Types of Datasets
This page describes how Insights-X shares different Datasets with customers.
As a customer, you can access Insights-X data via BigQuery Dataset or as Exported Table Data to Cloud Storage
BigQuery
BigQuery is a “big data” SQL store invented by Google. Many massive Datasets, like all the code in GitHub and the complete history of the Bitcoin blockchain, are made available to the public through the Google BigQuery Datasets initiative.
BigQuery Datasets are multi-terabyte datasets hosted on Google’s servers. You interact with the dataset by writing SQL fetch queries within either the web UI, Command-line tool or any client library.

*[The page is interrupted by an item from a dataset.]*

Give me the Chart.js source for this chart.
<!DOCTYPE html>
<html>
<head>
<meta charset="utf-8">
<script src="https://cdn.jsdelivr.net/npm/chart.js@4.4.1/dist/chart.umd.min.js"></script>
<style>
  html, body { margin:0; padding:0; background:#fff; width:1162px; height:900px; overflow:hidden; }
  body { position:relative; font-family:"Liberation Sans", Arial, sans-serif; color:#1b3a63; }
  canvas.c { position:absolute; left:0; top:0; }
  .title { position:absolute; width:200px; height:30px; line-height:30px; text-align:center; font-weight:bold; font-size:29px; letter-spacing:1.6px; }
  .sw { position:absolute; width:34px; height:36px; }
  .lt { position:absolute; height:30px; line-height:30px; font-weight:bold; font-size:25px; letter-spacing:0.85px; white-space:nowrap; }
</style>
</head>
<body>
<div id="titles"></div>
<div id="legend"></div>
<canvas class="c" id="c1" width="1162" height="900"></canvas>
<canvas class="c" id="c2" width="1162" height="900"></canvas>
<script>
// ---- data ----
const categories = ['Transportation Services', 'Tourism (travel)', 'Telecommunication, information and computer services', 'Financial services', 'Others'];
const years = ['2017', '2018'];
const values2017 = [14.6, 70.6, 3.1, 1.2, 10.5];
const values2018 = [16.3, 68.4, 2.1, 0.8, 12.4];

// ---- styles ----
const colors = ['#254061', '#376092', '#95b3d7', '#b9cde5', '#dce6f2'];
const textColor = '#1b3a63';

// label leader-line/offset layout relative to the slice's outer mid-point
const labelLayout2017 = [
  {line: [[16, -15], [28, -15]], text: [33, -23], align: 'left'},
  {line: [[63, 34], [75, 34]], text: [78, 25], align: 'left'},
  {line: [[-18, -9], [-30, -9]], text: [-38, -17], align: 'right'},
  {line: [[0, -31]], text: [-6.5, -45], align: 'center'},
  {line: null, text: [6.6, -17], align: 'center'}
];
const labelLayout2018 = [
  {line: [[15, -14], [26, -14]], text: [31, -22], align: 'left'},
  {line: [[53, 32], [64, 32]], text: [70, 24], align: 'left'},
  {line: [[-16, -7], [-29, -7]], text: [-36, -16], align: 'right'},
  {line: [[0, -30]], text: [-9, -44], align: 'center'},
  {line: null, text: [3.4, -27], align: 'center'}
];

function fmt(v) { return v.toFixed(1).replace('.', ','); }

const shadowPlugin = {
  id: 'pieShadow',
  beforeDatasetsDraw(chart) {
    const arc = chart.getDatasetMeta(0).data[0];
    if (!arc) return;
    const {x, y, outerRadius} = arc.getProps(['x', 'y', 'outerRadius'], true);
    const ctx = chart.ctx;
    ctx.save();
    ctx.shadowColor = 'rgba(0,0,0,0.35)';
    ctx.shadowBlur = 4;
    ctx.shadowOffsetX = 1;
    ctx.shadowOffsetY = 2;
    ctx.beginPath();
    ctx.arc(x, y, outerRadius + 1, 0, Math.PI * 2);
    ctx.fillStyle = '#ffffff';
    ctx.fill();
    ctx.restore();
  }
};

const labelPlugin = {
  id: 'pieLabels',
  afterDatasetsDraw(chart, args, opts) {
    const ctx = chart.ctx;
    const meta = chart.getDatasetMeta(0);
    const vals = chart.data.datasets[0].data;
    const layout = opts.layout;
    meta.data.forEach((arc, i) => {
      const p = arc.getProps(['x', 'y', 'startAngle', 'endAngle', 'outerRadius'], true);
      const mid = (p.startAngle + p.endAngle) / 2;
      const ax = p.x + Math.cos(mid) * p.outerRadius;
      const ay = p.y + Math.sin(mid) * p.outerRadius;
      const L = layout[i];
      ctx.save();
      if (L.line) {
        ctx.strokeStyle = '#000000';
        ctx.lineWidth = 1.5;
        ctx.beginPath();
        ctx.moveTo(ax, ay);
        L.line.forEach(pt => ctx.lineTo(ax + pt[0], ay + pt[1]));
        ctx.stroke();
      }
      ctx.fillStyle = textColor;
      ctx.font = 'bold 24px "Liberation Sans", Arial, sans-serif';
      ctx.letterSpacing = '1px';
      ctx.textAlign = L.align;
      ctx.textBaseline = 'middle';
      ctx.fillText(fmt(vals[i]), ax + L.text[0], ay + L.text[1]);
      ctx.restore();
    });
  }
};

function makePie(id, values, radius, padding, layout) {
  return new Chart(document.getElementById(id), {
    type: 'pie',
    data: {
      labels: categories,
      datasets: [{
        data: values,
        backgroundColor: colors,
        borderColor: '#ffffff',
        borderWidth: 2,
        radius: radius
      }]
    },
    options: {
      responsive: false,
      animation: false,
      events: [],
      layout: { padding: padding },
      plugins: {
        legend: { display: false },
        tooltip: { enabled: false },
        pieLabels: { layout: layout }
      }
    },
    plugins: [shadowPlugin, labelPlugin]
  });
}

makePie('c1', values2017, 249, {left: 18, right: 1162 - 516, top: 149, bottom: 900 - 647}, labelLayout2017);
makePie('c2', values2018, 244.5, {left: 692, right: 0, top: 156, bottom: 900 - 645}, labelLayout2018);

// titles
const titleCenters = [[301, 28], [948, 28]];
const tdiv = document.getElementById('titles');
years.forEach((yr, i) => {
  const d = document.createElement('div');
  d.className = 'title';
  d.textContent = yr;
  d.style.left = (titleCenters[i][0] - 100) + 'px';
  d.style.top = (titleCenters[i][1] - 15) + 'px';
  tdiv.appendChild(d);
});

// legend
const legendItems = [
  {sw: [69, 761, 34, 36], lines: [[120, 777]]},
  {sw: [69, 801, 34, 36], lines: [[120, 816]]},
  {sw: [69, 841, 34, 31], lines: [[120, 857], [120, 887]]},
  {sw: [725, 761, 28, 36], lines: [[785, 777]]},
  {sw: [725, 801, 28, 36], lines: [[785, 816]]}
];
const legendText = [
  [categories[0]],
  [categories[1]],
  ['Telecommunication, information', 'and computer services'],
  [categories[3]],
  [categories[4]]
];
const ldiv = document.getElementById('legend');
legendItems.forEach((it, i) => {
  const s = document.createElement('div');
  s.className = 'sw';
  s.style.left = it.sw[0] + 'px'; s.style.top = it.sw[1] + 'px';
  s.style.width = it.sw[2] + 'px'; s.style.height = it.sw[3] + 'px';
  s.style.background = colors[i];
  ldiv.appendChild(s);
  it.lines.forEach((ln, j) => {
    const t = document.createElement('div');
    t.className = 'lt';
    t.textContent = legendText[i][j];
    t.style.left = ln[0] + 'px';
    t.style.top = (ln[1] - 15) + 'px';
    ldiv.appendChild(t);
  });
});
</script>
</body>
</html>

Some resources on BigQuery:
To get started using a BigQuery Dataset, Insights-X will allow permission to your own project so you can start querying datasets. If you intend to go beyond the included quotas, you must also enable billing.
Exported Data
Up to 1 GB of table data can be exported into a single file.
CSV
The simplest file type available on Insights-X is the “Comma-Separated List”, or CSV, for tabular data. A CSV representation of a booking list with a header row, for example, looks like this:
client_id | provider_id | check_in |
---|---|---|
clientA | providerX | 2019-01-13 00:00:00 UTC |
clientB | providerX | 2019-01-15 00:00:00 UTC |
CSV format does not support nested and repeated data.
JSON
While CSV is the most common file format for “flat” data, JSON is the most common file format for “tree-like” data that potentially has multiple layers, like the branches on a tree:
{
"bookings": [
{
"client_id": "clientA",
"provider_id": "providerX",
"check_in": "2019-01-13 00:00:00 UTC"
},
{
"client_id": "clientB",
"provider_id": "providerX",
"check_in": "2019-01-15 00:00:00 UTC"
}
]
}
When exported data is in JSON format, INT64 (integer) data types are encoded as JSON strings to preserve 64-bit precision when the data is read by other systems.
AVRO
Avro™ is an open source project that provides data serialization and data exchange services for Apache™ Hadoop®. … Avro stores the data definition in JSON format making it easy to read and interpret, the data itself is stored in binary format making it compact and efficient.